The Premier’s total ascendancy in the final 15 minutes against Limerick last year was down to their supremacy across their half back line. Limerick will have to make this area the main battleground tomorrow directly opposing Tipperary’s main source of attack. David Breen is tall, physically strong and quick. If he chips in with a few scores it will be a bonus but his primary role should be to negate the strengths of Pádraic Maher.
Maher is strong under puck outs, as is Breen and coming onto possession the Tipp wing back likes to drive upfield. Breen and his half line colleagues need to bring a controlled disciplined fury to their play denying Maher, Conor O’Mahony and Kieran Bergin possession from puck outs. Succeeding in this provides a significant psychological advantage.
A major constituent in the groundwork needed for victory will be laid down if Breen, James Ryan and Seamus Hickey can win possession from 50/50 contests or break ball for their midfielders. Ryan brings a huge work rate to centre forward and spends a lot of time drifting to midfield and to the wings. It is difficult to contain a roving 11, particularly if his defence is on top. Hickey on the left is mobile with a high work rate and needs to supply the inside line regularly. The home side will attempt diagonal deliveries into their speedy inside line of Graeme Mulcahy and Sean Tobin. They can do damage by picking up breaks from tall full forward Declan Hannon or directly if they get quality ball, and it’s the quality of delivery that usually makes the difference.

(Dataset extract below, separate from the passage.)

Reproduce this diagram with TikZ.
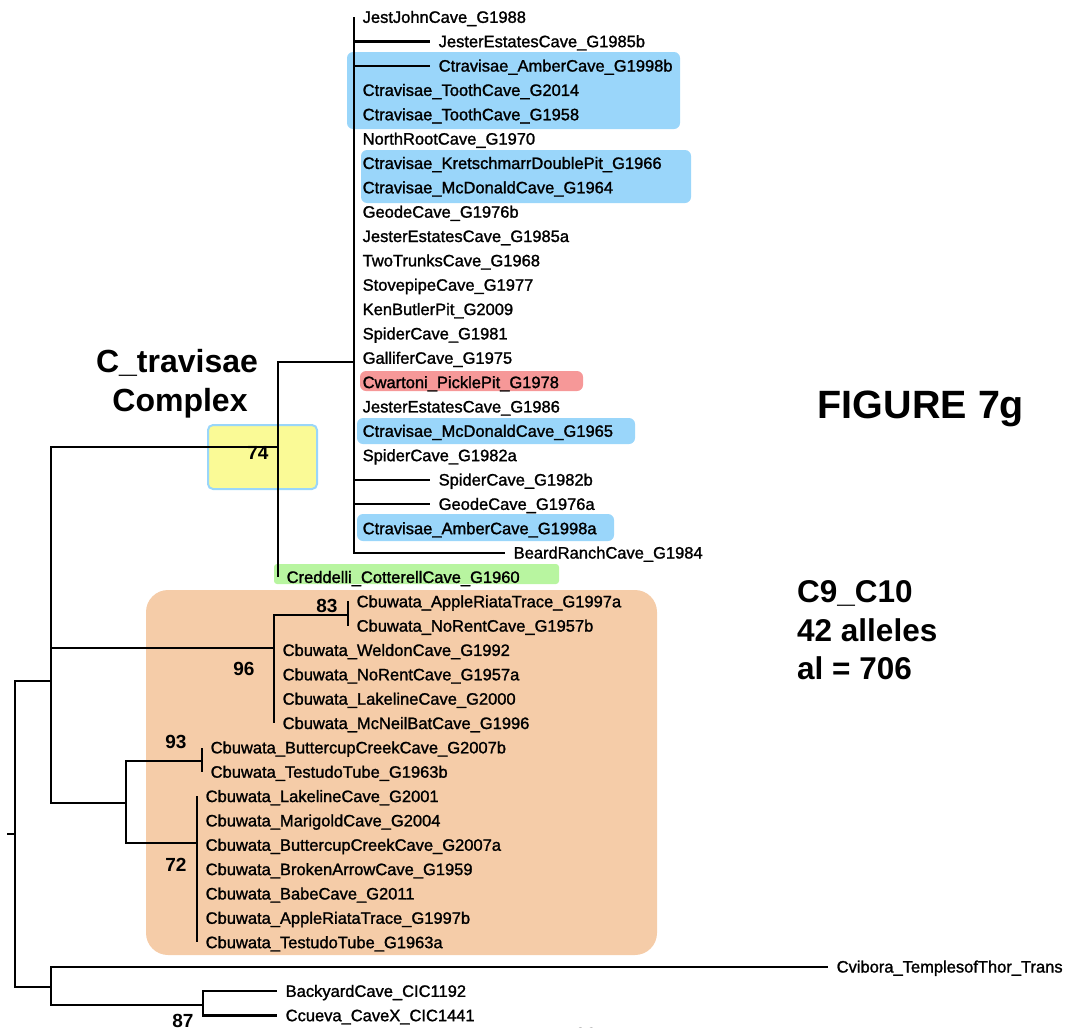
\documentclass[tikz,border=0pt]{standalone}
\usepackage{fontspec}
\setmainfont{Liberation Sans}
\newfontfamily\leaffont[FakeBold=1.4]{Liberation Sans}
\definecolor{hlblue}{RGB}{154,214,250}
\definecolor{hlred}{RGB}{246,152,152}
\definecolor{hlgreen}{RGB}{184,245,160}
\definecolor{hlyellow}{RGB}{250,250,150}
\definecolor{hlorange}{RGB}{245,204,168}
\begin{document}
\begin{tikzpicture}[x=1pt,y=-1pt,
  branch/.style={line width=2.3pt, line join=miter},
  leaf/.style={anchor=west, inner xsep=8.5pt, inner ysep=0pt,
    text height=11.7pt, text depth=0pt,
    font=\leaffont\fontsize{16.5}{18}\selectfont},
  boot/.style={anchor=base, inner sep=0pt, font=\bfseries\fontsize{19}{20}\selectfont},
  hl/.style={rounded corners=6pt},
  big/.style={inner sep=0pt, font=\bfseries\fontsize{32}{39}\selectfont}
]
\useasboundingbox (0,0) rectangle (1080,1028);

% highlight panels behind the tree
\fill[hlorange, rounded corners=22pt] (146,590) rectangle (657,955);
\fill[hlblue, hl] (347,52) rectangle (680,129);
\fill[hlblue, hl] (361,150) rectangle (691,203);
\fill[hlred, hl] (360,371) rectangle (583,391);
\fill[hlblue, hl] (357,418) rectangle (635,444);
\fill[hlblue, hl] (357,514) rectangle (614,541);
\fill[hlgreen, rounded corners=3pt] (274,564) rectangle (559,584);
\filldraw[fill=hlyellow, draw=hlblue, line width=2pt, rounded corners=5pt] (208,425) rectangle (317,489);

% internal nodes
\coordinate (stub) at (7,834);
\coordinate (root) at (15,834);
\coordinate (nA) at (51,681);
\coordinate (nI) at (51,987);
\coordinate (nB) at (278,447);
\coordinate (nC) at (354,362);
\coordinate (nD) at (274,648);
\coordinate (nE) at (348,615);
\coordinate (nF) at (126,803);
\coordinate (nG) at (202,761);
\coordinate (nH) at (197,843);
\coordinate (nJ) at (203,1005);

\draw[branch] (stub) -- (root);
\draw[branch] (root) |- (nA);
\draw[branch] (root) |- (nI);
\draw[branch] (nA) |- (nB);
\draw[branch] (nA) |- (nD);
\draw[branch] (nA) |- (nF);
\draw[branch] (nB) |- (nC);
\draw[branch] (nD) |- (nE);
\draw[branch] (nF) |- (nG);
\draw[branch] (nF) |- (nH);
\draw[branch] (nI) |- (nJ);

% leaves: row / tip x / label / parent
\foreach \r/\x/\t/\p in {
  0/354/JestJohnCave\_G1988/nC,
  1/430/JesterEstatesCave\_G1985b/nC,
  2/430/Ctravisae\_AmberCave\_G1998b/nC,
  3/354/Ctravisae\_ToothCave\_G2014/nC,
  4/354/Ctravisae\_ToothCave\_G1958/nC,
  5/354/NorthRootCave\_G1970/nC,
  6/354/Ctravisae\_KretschmarrDoublePit\_G1966/nC,
  7/354/Ctravisae\_McDonaldCave\_G1964/nC,
  8/354/GeodeCave\_G1976b/nC,
  9/354/JesterEstatesCave\_G1985a/nC,
  10/354/TwoTrunksCave\_G1968/nC,
  11/354/StovepipeCave\_G1977/nC,
  12/354/KenButlerPit\_G2009/nC,
  13/354/SpiderCave\_G1981/nC,
  14/354/GalliferCave\_G1975/nC,
  15/354/Cwartoni\_PicklePit\_G1978/nC,
  16/354/JesterEstatesCave\_G1986/nC,
  17/354/Ctravisae\_McDonaldCave\_G1965/nC,
  18/354/SpiderCave\_G1982a/nC,
  19/430/SpiderCave\_G1982b/nC,
  20/430/GeodeCave\_G1976a/nC,
  21/354/Ctravisae\_AmberCave\_G1998a/nC,
  22/505/BeardRanchCave\_G1984/nC,
  23/278/Creddelli\_CotterellCave\_G1960/nB,
  24/348/Cbuwata\_AppleRiataTrace\_G1997a/nE,
  25/348/Cbuwata\_NoRentCave\_G1957b/nE,
  26/274/Cbuwata\_WeldonCave\_G1992/nD,
  27/274/Cbuwata\_NoRentCave\_G1957a/nD,
  28/274/Cbuwata\_LakelineCave\_G2000/nD,
  29/274/Cbuwata\_McNeilBatCave\_G1996/nD,
  30/202/Cbuwata\_ButtercupCreekCave\_G2007b/nG,
  31/202/Cbuwata\_TestudoTube\_G1963b/nG,
  32/197/Cbuwata\_LakelineCave\_G2001/nH,
  33/197/Cbuwata\_MarigoldCave\_G2004/nH,
  34/197/Cbuwata\_ButtercupCreekCave\_G2007a/nH,
  35/197/Cbuwata\_BrokenArrowCave\_G1959/nH,
  36/197/Cbuwata\_BabeCave\_G2011/nH,
  37/197/Cbuwata\_AppleRiataTrace\_G1997b/nH,
  38/197/Cbuwata\_TestudoTube\_G1963a/nH,
  39/828/Cvibora\_TemplesofThor\_Trans/nI,
  40/277/BackyardCave\_CIC1192/nJ,
  41/277/Ccueva\_CaveX\_CIC1441/nJ}
{
  \pgfmathsetmacro\yy{17+24.35*\r}
  \node[leaf] (l\r) at (\x,\yy) {\t};
  \draw[branch] (\p) |- (l\r.west);
}

% bootstrap support values
\node[boot] (b74) at (258,459) {74};
\node[boot] (b83) at (327,612) {83};
\node[boot] (b96) at (244,675) {96};
\node[boot] (b93) at (176,748) {93};
\node[boot] (b72) at (176,871) {72};
\node[boot] (b87) at (183,1027) {87};
\node[boot] (b90) at (586,1041) {90};

% titles and annotations
\node[big, anchor=base] (cx1) at (177,372) {C\_travisae};
\node[big, anchor=base] (cx2) at (180,411) {Complex};
\node[inner sep=0pt, anchor=base, font=\bfseries\fontsize{39.5}{44}\selectfont] (fig) at (921,418) {FIGURE 7g};
\node[big, anchor=base west, font=\bfseries\fontsize{31.5}{38}\selectfont] (s1) at (797,602) {C9\_C10};
\node[big, anchor=base west, font=\bfseries\fontsize{31.5}{38}\selectfont] (s2) at (797,641) {42 alleles};
\node[big, anchor=base west, font=\bfseries\fontsize{31.5}{38}\selectfont] (s3) at (797,679) {al = 706};
\end{tikzpicture}
\end{document}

I came away from the League final with the view that Tipperary were holding something back that day. If that’s true it will be revealed tomorrow. They cannot afford to leave anything in the tank in this tricky assignment as Limerick are always very confident playing their neighbours. Last year Tipp’s forward tactics early on created bunching in attack allowing the Limerick defence to play as a unit. The Premier attackers attempted to go straight through the middle of a compact defence, inevitably losing possession which boosted the confidence of opposing defenders.
Tipp’s tactics have to involve the isolation of defenders by setting up “one on ones” and turning them by direct running. Putting Seamus Callanan, Noel McGrath and “Bonner” Maher in possession and having them run directly at the Limerick defence is key. It is very difficult for defenders to stop attackers legitimately when they have a metre or two of space and run straight with determination. Limerick’s full backline is not the tallest and it can be vulnerable to high deliveries. Tipp’s bench will come into play with big Brian O’Meara or Pa Bourke dangerous under the high ball while Eoin Kelly is bound to be used as an impact sub. The Blue and Gold should expect a warm reception on the Ennis Road tomorrow and plans should be in place to counteract the expected whirlwind opening Limerick will hope to achieve. Disciplined defending in numbers with forwards tracking back and slowing down proceedings is the best way to achieve this.
Tipperary were sloppy in defence last year. They weren’t ready for the intensity of the battle but they survived. Lightening won’t strike twice.
History will be made for the wrong reasons this weekend with Henry Shefflin missing his first Leinster senior championship game. But his absences will provide a “cause” for Kilkenny. They are favourites, justifiably so. But they are well aware anything which increases motivation is important as his side seeks three in a row. Having dragged the team almost single-handedly back into contention against Galway in the first final last year, every panellist will be well aware that victory in 2012 was owed to Shefflin. The players will want to repay this debt by getting to the final for his 10th medal. This will be a huge intrinsic motivating factor. Kilkenny would have been wary of the Faithful challenge in the two decades from 1980 onwards but Offaly have slipped since. The scoring burden falls squarely on the shoulders of Shane Dooley. The Noreside defenders are well aware that policing him closely, denying him chances from play and frees will make their task easier. An injury doubt surrounds midfield powerhouse Michael Fennelly but the Cats possess enough alternatives through Michael Rice and Lester Ryan to hold sway in this sector. Kilkenny’s riches are up front and with TJ Reid back in the frame it will prove a tough day for the home defence in Tullamore.
Meanwhile, this evening Dublin face an onerous task in Wexford Park. A lot has been invested in Dublin hurling over the years and they need a victory to ward off questions regarding the investment. Wexford will seek to make things tough and tight.